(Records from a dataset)
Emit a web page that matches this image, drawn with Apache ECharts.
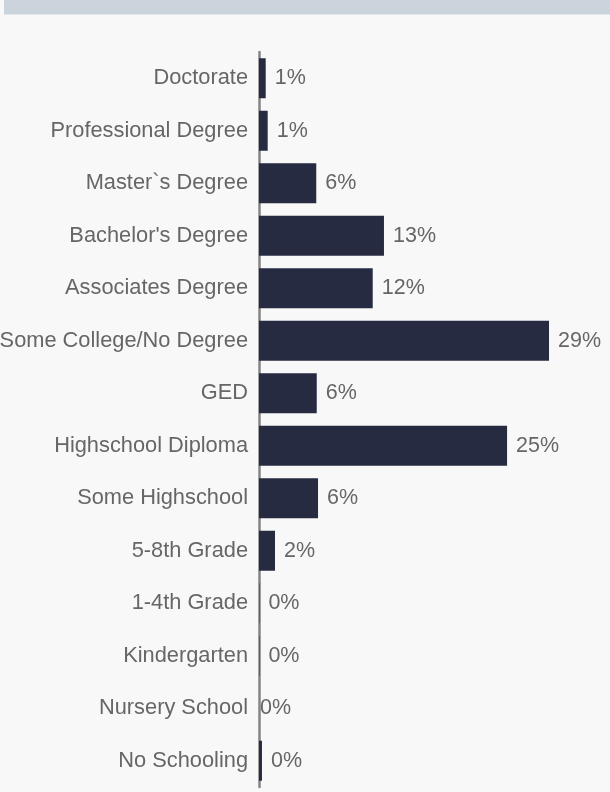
<!DOCTYPE html>
<html>
<head>
<meta charset="utf-8">
<script src="https://cdn.jsdelivr.net/npm/echarts@6/dist/echarts.min.js"></script>
<style>
  html, body { margin: 0; padding: 0; background: #f8f8f8; }
  #chart { width: 610px; height: 792px; }
</style>
</head>
<body>
<div id="chart"></div>
<script>
// education levels, top to bottom
const categories = [
  'Doctorate', 'Professional Degree', 'Master`s Degree', "Bachelor's Degree",
  'Associates Degree', 'Some College/No Degree', 'GED', 'Highschool Diploma',
  'Some Highschool', '5-8th Grade', '1-4th Grade', 'Kindergarten',
  'Nursery School', 'No Schooling'
]
// share in percent
const shares = [0.68, 0.88, 5.8, 12.66, 11.52, 29.38, 5.85, 25.13, 5.98, 1.62, 0.04, 0.04, 0, 0.3]

const chart = echarts.init(document.getElementById('chart'))

const font = 'Liberation Sans, Arial, Helvetica, sans-serif'

const option = {
  backgroundColor: '#f8f8f8',
  animation: false,
  graphic: [{
    type: 'rect',
    left: 4,
    top: 0,
    shape: { width: 606, height: 14.6 },
    style: { fill: '#cbd3dc' }
  }],
  grid: {
    left: 259,
    top: 52,
    width: 345.5,
    bottom: 5,
    // long labels are allowed to run off the left edge
    outerBoundsMode: 'none',
    containLabel: false
  },
  xAxis: {
    type: 'value',
    min: 0,
    max: 35,
    show: false
  },
  yAxis: {
    type: 'category',
    inverse: true,
    data: categories,
    offset: 2,
    axisLine: {
      show: true,
      lineStyle: { color: '#858585', width: 2.5 }
    },
    axisTick: { show: false },
    axisLabel: {
      margin: 9,
      color: '#666',
      fontSize: 21.8,
      fontFamily: font
    }
  },
  series: [{
    type: 'bar',
    barWidth: 40,
    itemStyle: { color: '#262b42' },
    label: {
      show: true,
      position: 'right',
      distance: 9,
      color: '#666',
      fontSize: 21.5,
      fontFamily: font,
      formatter: p => Math.round(p.value) + '%'
    },
    data: shares.map((v, i) => {
      // the nursery label sits tight against the axis in the original
      if (categories[i] === 'Nursery School') {
        return { value: v, label: { distance: 1 } }
      }
      return v
    })
  }]
}

chart.setOption(option)
</script>
</body>
</html>
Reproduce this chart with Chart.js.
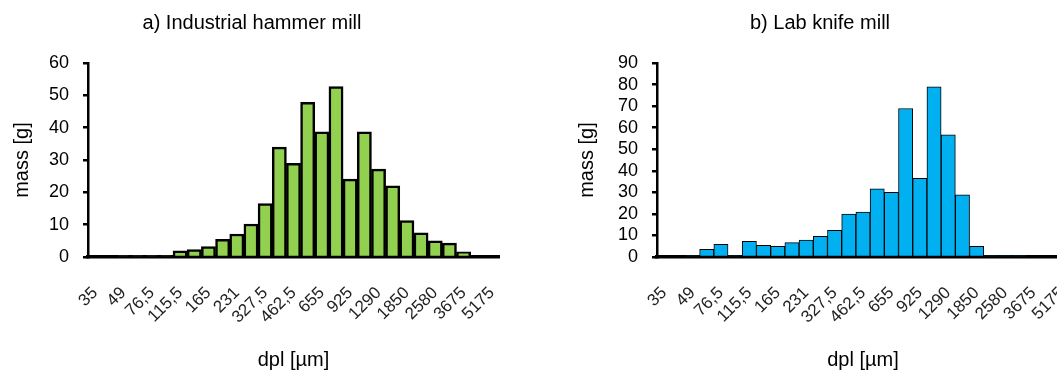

• Exercise goal
Make an exact copy of all entries above, dropping the images.

• Written reply
Emit a web page that matches this image, drawn with Apache ECharts.
<!DOCTYPE html>
<html>
<head>
<meta charset="utf-8">
<script src="https://cdn.jsdelivr.net/npm/echarts@6/dist/echarts.min.js"></script>
<style>
  html, body { margin: 0; padding: 0; background: #f8f8f8; }
  #chart { width: 610px; height: 792px; }
</style>
</head>
<body>
<div id="chart"></div>
<script>
// education levels, top to bottom
const categories = [
  'Doctorate', 'Professional Degree', 'Master`s Degree', "Bachelor's Degree",
  'Associates Degree', 'Some College/No Degree', 'GED', 'Highschool Diploma',
  'Some Highschool', '5-8th Grade', '1-4th Grade', 'Kindergarten',
  'Nursery School', 'No Schooling'
]
// share in percent
const shares = [0.68, 0.88, 5.8, 12.66, 11.52, 29.38, 5.85, 25.13, 5.98, 1.62, 0.04, 0.04, 0, 0.3]

const chart = echarts.init(document.getElementById('chart'))

const font = 'Liberation Sans, Arial, Helvetica, sans-serif'

const option = {
  backgroundColor: '#f8f8f8',
  animation: false,
  graphic: [{
    type: 'rect',
    left: 4,
    top: 0,
    shape: { width: 606, height: 14.6 },
    style: { fill: '#cbd3dc' }
  }],
  grid: {
    left: 259,
    top: 52,
    width: 345.5,
    bottom: 5,
    // long labels are allowed to run off the left edge
    outerBoundsMode: 'none',
    containLabel: false
  },
  xAxis: {
    type: 'value',
    min: 0,
    max: 35,
    show: false
  },
  yAxis: {
    type: 'category',
    inverse: true,
    data: categories,
    offset: 2,
    axisLine: {
      show: true,
      lineStyle: { color: '#858585', width: 2.5 }
    },
    axisTick: { show: false },
    axisLabel: {
      margin: 9,
      color: '#666',
      fontSize: 21.8,
      fontFamily: font
    }
  },
  series: [{
    type: 'bar',
    barWidth: 40,
    itemStyle: { color: '#262b42' },
    label: {
      show: true,
      position: 'right',
      distance: 9,
      color: '#666',
      fontSize: 21.5,
      fontFamily: font,
      formatter: p => Math.round(p.value) + '%'
    },
    data: shares.map((v, i) => {
      // the nursery label sits tight against the axis in the original
      if (categories[i] === 'Nursery School') {
        return { value: v, label: { distance: 1 } }
      }
      return v
    })
  }]
}

chart.setOption(option)
</script>
</body>
</html>
Reproduce this chart with Chart.js.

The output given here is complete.